Przedmiotowo traktowani przez miasto i ich mieszkańców bohaterzy odwdzięczają się innym tym samym. Kobiety i mężczyźni oceniani się przez innych niczym towar na sprzedaż. Lustrowani wzrokiem, traktowani jako obiekty zaspokajające podstawowe próbują zbudować jakiekolwiek relacje pozwalające na posiadanie bliskiej osoby w domowym zaciszu. W mieście pełnym anonimowych ludzi łatwo o niedostrzeżenie, brak uwagi. W takim otoczeniu nie trudno o przyjęcie ról łowcy i ofiary. To jednak wymaga umiejętności przyciągania i odciągania uwagi, jak w „Wazonie” Kornela Mikołajczyka, w którym bohater zachwycony sposobem zabijania przez uprzedmiotowienie sam zaczyna dokonywać podobnych czynów. Bywa, że ofiarami są porzucone przez mężczyzn kobiety i dzieci, jak w opowiadaniu Tadeusza Oszubskiego nadającemu depresji poporodowej inny, zagadkowy i mroczny wymiar. Z kolei u Tomasza Krzywika mamy scenariusz niczym wyjęty z Kafki: oto bohater dostaje propozycję pracy, o którą nigdy się nie starał i przez mechanizmy korporacji zostaje zmuszony do dziwnej, bo polegającej na sprzedawaniu anonimowości pracy. Każdy rezygnujący zostaje eliminowany. I nie jest to przenośnia.
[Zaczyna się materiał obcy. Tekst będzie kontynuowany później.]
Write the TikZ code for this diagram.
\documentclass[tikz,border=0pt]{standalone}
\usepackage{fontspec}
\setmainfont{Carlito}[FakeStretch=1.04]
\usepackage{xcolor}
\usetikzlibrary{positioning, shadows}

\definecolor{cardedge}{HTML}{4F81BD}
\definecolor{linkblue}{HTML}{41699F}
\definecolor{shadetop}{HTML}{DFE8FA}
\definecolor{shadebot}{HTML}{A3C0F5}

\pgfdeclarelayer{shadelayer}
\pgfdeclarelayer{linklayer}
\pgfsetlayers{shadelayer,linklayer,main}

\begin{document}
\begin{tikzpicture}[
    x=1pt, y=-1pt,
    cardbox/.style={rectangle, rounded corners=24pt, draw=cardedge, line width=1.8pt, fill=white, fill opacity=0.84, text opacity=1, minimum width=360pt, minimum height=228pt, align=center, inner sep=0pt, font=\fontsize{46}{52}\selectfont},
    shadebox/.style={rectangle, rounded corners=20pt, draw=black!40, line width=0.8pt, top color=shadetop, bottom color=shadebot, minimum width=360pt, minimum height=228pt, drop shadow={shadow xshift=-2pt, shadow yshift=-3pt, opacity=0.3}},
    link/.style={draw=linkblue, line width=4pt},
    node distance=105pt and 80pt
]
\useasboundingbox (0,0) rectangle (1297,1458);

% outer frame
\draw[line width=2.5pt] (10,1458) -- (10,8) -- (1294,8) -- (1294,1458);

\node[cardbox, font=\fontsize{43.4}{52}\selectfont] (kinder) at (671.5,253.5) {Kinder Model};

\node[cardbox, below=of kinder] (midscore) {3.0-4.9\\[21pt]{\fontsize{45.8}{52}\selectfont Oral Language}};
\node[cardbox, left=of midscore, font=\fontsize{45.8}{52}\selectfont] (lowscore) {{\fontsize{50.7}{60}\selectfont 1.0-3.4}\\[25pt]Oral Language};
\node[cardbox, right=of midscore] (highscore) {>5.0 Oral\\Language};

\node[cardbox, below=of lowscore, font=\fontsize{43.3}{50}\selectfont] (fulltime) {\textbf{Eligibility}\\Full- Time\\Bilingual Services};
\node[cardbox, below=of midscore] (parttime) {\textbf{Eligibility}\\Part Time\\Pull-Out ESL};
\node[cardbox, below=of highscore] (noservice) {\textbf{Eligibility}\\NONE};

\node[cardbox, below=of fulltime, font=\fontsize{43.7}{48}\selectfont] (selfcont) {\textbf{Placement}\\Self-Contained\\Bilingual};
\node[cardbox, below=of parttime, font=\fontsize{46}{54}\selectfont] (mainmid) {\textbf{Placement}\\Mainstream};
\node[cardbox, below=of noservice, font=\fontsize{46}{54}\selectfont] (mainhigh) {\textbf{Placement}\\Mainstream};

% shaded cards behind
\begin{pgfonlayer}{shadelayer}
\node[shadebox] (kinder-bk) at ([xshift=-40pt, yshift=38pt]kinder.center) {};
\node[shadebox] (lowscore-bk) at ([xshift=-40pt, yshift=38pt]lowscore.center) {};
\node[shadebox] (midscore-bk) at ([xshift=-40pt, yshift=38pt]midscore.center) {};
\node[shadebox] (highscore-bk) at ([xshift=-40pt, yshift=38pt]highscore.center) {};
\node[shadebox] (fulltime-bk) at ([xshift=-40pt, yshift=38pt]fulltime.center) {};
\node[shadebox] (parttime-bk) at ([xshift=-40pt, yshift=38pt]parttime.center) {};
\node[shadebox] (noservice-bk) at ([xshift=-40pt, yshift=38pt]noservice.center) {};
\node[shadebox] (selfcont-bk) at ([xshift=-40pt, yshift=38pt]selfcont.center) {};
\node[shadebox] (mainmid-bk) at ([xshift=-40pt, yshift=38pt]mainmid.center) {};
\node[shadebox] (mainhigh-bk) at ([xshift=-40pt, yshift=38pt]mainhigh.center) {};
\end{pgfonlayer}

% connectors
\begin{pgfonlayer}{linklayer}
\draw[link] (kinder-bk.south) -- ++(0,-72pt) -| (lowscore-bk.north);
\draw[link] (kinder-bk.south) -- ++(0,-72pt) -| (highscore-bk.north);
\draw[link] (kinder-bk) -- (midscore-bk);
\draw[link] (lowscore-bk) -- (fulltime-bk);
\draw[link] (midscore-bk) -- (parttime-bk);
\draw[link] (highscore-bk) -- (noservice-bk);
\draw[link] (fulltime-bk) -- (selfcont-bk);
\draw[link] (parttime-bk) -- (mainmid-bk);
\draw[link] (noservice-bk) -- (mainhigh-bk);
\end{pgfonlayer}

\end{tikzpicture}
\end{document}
Tak jak pojawiają się i znikają propozycje pracy tak też miasto zarządza swoimi strukturami. Uważny mieszkaniec może dostrzec brak określonych ulic. Większość jednak nie zwraca na takie szczegóły uwagi. Czasami znikają ludzi i bliscy nawet nie są w stanie tego zauważyć tak jak rodzina powołana do istnienia przez Jarosława Turowskiego snującego opowieść o grzecznym chłopcu mającego epizody stosowania przemocy. Na ile jest to sprawka miasta, a na ile zaburzenie psychiczne sami musicie się dowiedzieć.
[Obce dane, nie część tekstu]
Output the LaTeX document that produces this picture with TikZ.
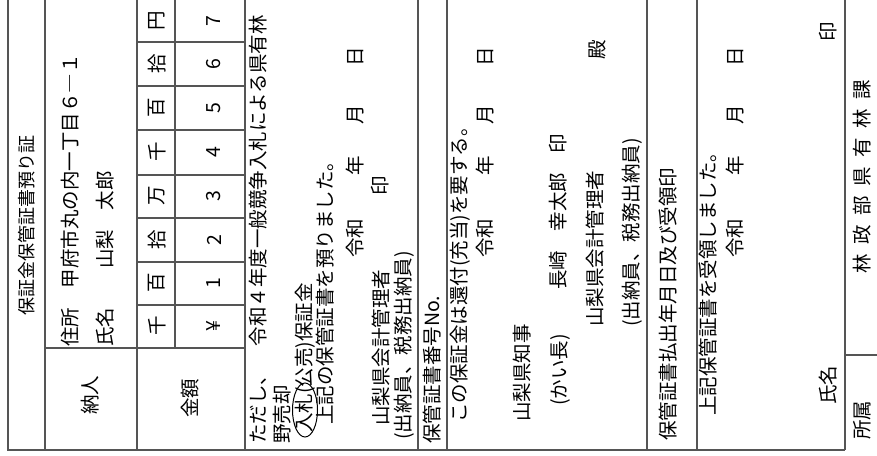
\documentclass[tikz,border=0pt]{standalone}
\usepackage{fontspec}
\usepackage{tikz}
\usetikzlibrary{positioning}
\newfontfamily\jp{Noto Sans CJK JP}
\definecolor{rulegray}{RGB}{85,85,85}
\newcommand{\wareki}{令和\hspace{43pt}年\hspace{32pt}月\hspace{38pt}日}

\begin{document}
\begin{tikzpicture}[
    x=1pt, y=-1pt,
    txt/.style={rotate=90, anchor=west, inner sep=0pt, font=\jp\fontsize{19.5}{22}\selectfont},
    cell/.style={rotate=90, anchor=center, inner sep=0pt, font=\jp\fontsize{19.5}{22}\selectfont},
    rule/.style={draw=rulegray, line width=1.1pt}
]
    \useasboundingbox (0,0) rectangle (877,455);

    % Rules
    \draw[rule] (8,0) -- (8,450) -- (845,450);
    \draw[rule] (45,0) -- (45,450);
    \draw[rule] (137,0) -- (137,450);
    \draw[rule] (245,0) -- (245,450);
    \draw[rule] (418,0) -- (418,450);
    \draw[rule] (447,0) -- (447,450);
    \draw[rule] (647,0) -- (647,450);
    \draw[rule] (697,0) -- (697,450);
    \draw[rule] (845,0) -- (845,450);
    \draw[rule] (175,0) -- (175,348);
    \draw[rule] (45,348) -- (245,348);
    \draw[rule] (137,42) -- (245,42) (137,86) -- (245,86) (137,130) -- (245,130)
        (137,175) -- (245,175) (137,218) -- (245,218) (137,262) -- (245,262)
        (137,305) -- (245,305);
    \draw[rule] (845,355) -- (877,355);

    % Title and payer
    \node[txt, font=\jp\fontsize{18}{20}\selectfont] (title) at (27,316) {保証金保管証書預り証};
    \node[txt] (juusho) at (70,347) {住所　甲府市丸の内一丁目６―１};
    \node[txt] (shimei) at (105,347) {氏名　　山梨　太郎};
    \node[cell] (nounin) at (90,395) {納人};
    \node[cell] (kingaku) at (190,398) {金額};

    % Amount grid
    \node[cell] (h1) at (157,326) {千};
    \node[cell] (h2) at (157,283) {百};
    \node[cell] (h3) at (157,240) {拾};
    \node[cell] (h4) at (157,196) {万};
    \node[cell] (h5) at (157,152) {千};
    \node[cell] (h6) at (157,108) {百};
    \node[cell] (h7) at (157,64) {拾};
    \node[cell] (h8) at (157,21) {円};
    \node[cell] (d1) at (214,326) {¥};
    \node[cell] (d2) at (214,283) {1};
    \node[cell] (d3) at (214,240) {2};
    \node[cell] (d4) at (214,196) {3};
    \node[cell] (d5) at (214,152) {4};
    \node[cell] (d6) at (214,108) {5};
    \node[cell] (d7) at (214,64) {6};
    \node[cell] (d8) at (214,21) {7};

    % Receipt
    \node[txt] (tadashi) at (258,444) {ただし、　令和４年度一般競争入札による県有林};
    \node[txt] (baikyaku) at (282,444) {野売却};
    \node[txt] (nyusatsu) at (305,433) {入札(公売)保証金};
    \draw[line width=1pt] (305,410) ellipse [x radius=12.5, y radius=27];
    \node[txt] (azukari) at (325,425) {上記の保管証書を預りました。};
    \node[txt] (date1) at (355,258) {\wareki};
    \node[cell] (in1) at (380,186) {印};
    \node[txt] (kaikei1) at (381,426) {山梨県会計管理者};
    \node[txt] (suitou1) at (404,440) {(出納員、税務出納員)};

    % Number
    \node[txt] (bango) at (432,444) {保管証書番号No.};

    % Refund order
    \node[txt] (kanpu) at (460,423) {この保証金は還付(充当)を要する。};
    \node[txt] (date2) at (485,258) {\wareki};
    \node[txt] (chiji) at (522,422) {山梨県知事};
    \node[txt] (kaichou) at (560,406) {(かい長)};
    \node[txt] (nagasaki) at (558,290) {長崎　幸太郎　印};
    \node[txt] (kaikei2) at (595,327) {山梨県会計管理者};
    \node[cell] (dono) at (597,50) {殿};
    \node[txt] (suitou2) at (632,327) {(出納員、税務出納員)};

    % Payout
    \node[txt] (haraidashi) at (668,441) {保管証書払出年月日及び受領印};
    \node[txt] (juryo) at (708,416) {上記保管証書を受領しました。};
    \node[txt] (date3) at (735,258) {\wareki};
    \node[cell] (shimei2) at (828,385) {氏名};
    \node[cell] (in3) at (828,32) {印};

    % Section
    \node[cell] (shozoku) at (862,420) {所属};
    \node[cell] (ka) at (862,177) {林\hspace{9.5pt}政\hspace{9.5pt}部\hspace{9.5pt}県\hspace{9.5pt}有\hspace{9.5pt}林\hspace{9.5pt}課};

\end{tikzpicture}
\end{document}
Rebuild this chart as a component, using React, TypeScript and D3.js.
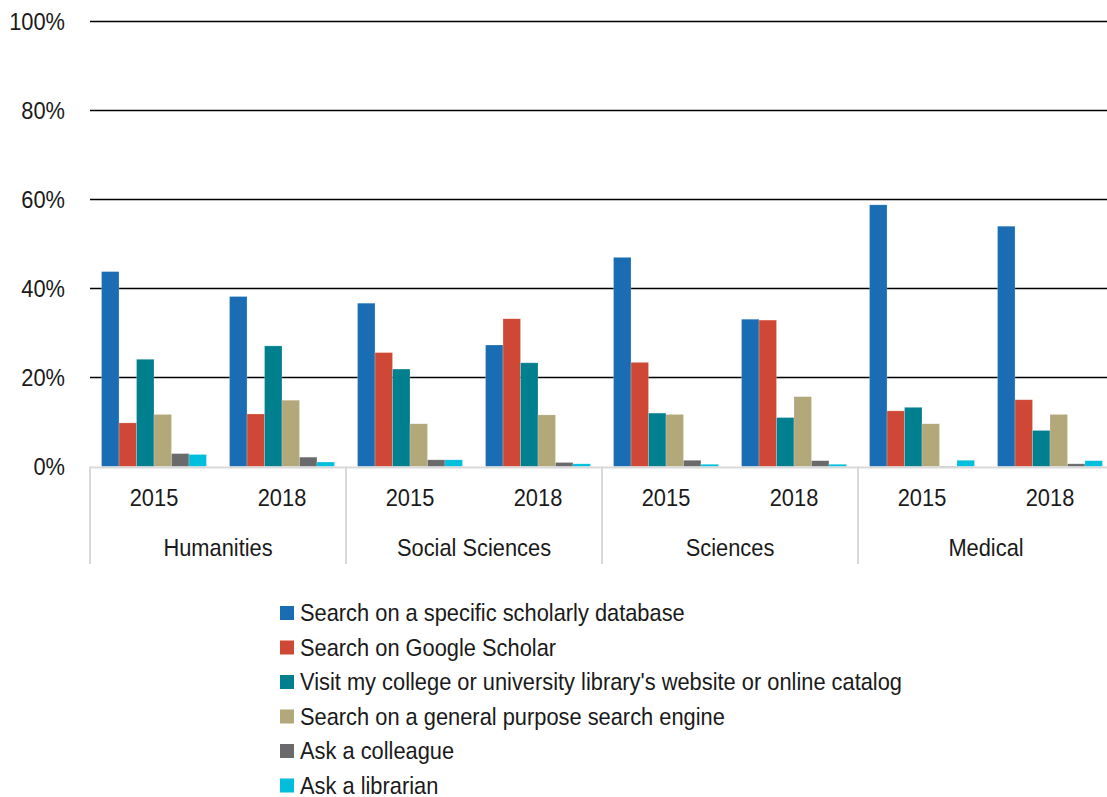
import React from "react";
import * as d3 from "d3";

const categories = ["Humanities", "Social Sciences", "Sciences", "Medical"];
const years = ["2015", "2018"];
const series = [
  "Search on a specific scholarly database",
  "Search on Google Scholar",
  "Visit my college or university library's website or online catalog",
  "Search on a general purpose search engine",
  "Ask a colleague",
  "Ask a librarian",
];
const colors = ["#1a6db3", "#cf4836", "#00808f", "#b3a87a", "#6a6a6c", "#00bedc"];
// values per series, ordered Humanities15, Humanities18, Social15, Social18, Sciences15, Sciences18, Medical15, Medical18
const scholarlyDb = [43.8, 38.2, 36.7, 27.3, 47.0, 33.1, 58.8, 54.0];
const googleScholar = [9.8, 11.8, 25.6, 33.2, 23.4, 32.9, 12.5, 15.0];
const libraryWebsite = [24.1, 27.1, 21.9, 23.3, 12.0, 11.0, 13.3, 8.1];
const generalEngine = [11.7, 14.9, 9.6, 11.6, 11.7, 15.7, 9.6, 11.7];
const askColleague = [2.9, 2.1, 1.5, 0.9, 1.4, 1.3, 0.1, 0.6];
const askLibrarian = [2.7, 1.0, 1.5, 0.6, 0.5, 0.5, 1.4, 1.3];
const seriesValues = [scholarlyDb, googleScholar, libraryWebsite, generalEngine, askColleague, askLibrarian];
const yTicks = [0, 20, 40, 60, 80, 100];

const W = 1107;
const H = 797;
const FONT = "'Liberation Sans Narrow', 'Arial Narrow', 'Liberation Sans', Arial, sans-serif";
const SX = 0.91;

function T(props: { x: number; y: number; anchor?: string; children: React.ReactNode }) {
  return (
    <text
      transform={`translate(${props.x},${props.y}) scale(${SX},1)`}
      textAnchor={props.anchor || "start"}
      dominantBaseline="central"
      fontSize={24}
      fill="#1a1a1a"
    >
      {props.children}
    </text>
  );
}

export default function App() {
  const left = 90;
  const right = 1114;
  const y = d3.scaleLinear().domain([0, 100]).range([466.5, 21.5]);
  const groups = categories.flatMap((c) => years.map((yr) => `${c}|${yr}`));
  const x0 = d3.scaleBand<string>().domain(groups).range([left, right]).padding(0);
  const x1 = d3
    .scaleBand<number>()
    .domain(series.map((_, i) => i))
    .range([0, x0.bandwidth()])
    .paddingInner(0)
    .paddingOuter(0.66);
  const xc = d3.scaleBand<string>().domain(categories).range([left, right]).padding(0);
  const baseY = y(0);

  return (
    <svg width={W} height={H} style={{ position: "absolute", left: 0, top: 0, background: "#fff" }} fontFamily={FONT}>
      {yTicks.map((t) => (
        <g key={t}>
          {t > 0 && <line x1={left} x2={W} y1={y(t)} y2={y(t)} stroke="#000" strokeWidth={1.6} />}
          <T x={65} y={y(t)} anchor="end">
            {t}%
          </T>
        </g>
      ))}
      {groups.map((g, gi) => (
        <g key={g} transform={`translate(${x0(g)},0)`}>
          {seriesValues.map((vals, si) => (
            <rect
              key={si}
              x={x1(si)}
              width={x1.bandwidth()}
              y={y(vals[gi])}
              height={baseY - y(vals[gi])}
              fill={colors[si]}
              stroke="#ffffff"
              strokeOpacity={0.35}
              strokeWidth={0.6}
            />
          ))}
          <T x={x0.bandwidth() / 2} y={498} anchor="middle">
            {g.split("|")[1]}
          </T>
        </g>
      ))}
      <line x1={left} x2={W} y1={baseY + 1} y2={baseY + 1} stroke="#d9d9d9" strokeWidth={2} />
      {categories.map((c) => (
        <g key={c}>
          <line x1={xc(c)!} x2={xc(c)!} y1={baseY} y2={564} stroke="#d9d9d9" strokeWidth={2} />
          <T x={xc(c)! + xc.bandwidth() / 2} y={548} anchor="middle">
            {c}
          </T>
        </g>
      ))}
      <line x1={right} x2={right} y1={baseY} y2={564} stroke="#d9d9d9" strokeWidth={2} />
      {series.map((s, i) => (
        <g key={s} transform={`translate(280,${613 + i * 34.5})`}>
          <rect x={0} y={-7} width={14} height={14} fill={colors[i]} />
          <T x={20} y={0}>
            {s}
          </T>
        </g>
      ))}
    </svg>
  );
}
Miasto w antologiach z serii City to labirynt na wzór tego, którym przemierza bohater „Procesu” Franza Kafki. Jednak bohaterzy opowiadań nie mają w sobie nic z naiwnego Józefa K.. Miasto zadbało o ich odpowiednie instynkty, wykształtowało drapieżne zachowania, wychowało łowców. Nawet kiedy stoją na straży prawa to w jakiś sposób uczestniczą w makabrycznym tańcu ofiar i oprawców, ściganych i łowców.
Zbiór opowiadań polecam miłośnikom grozy i opowieści o mieście.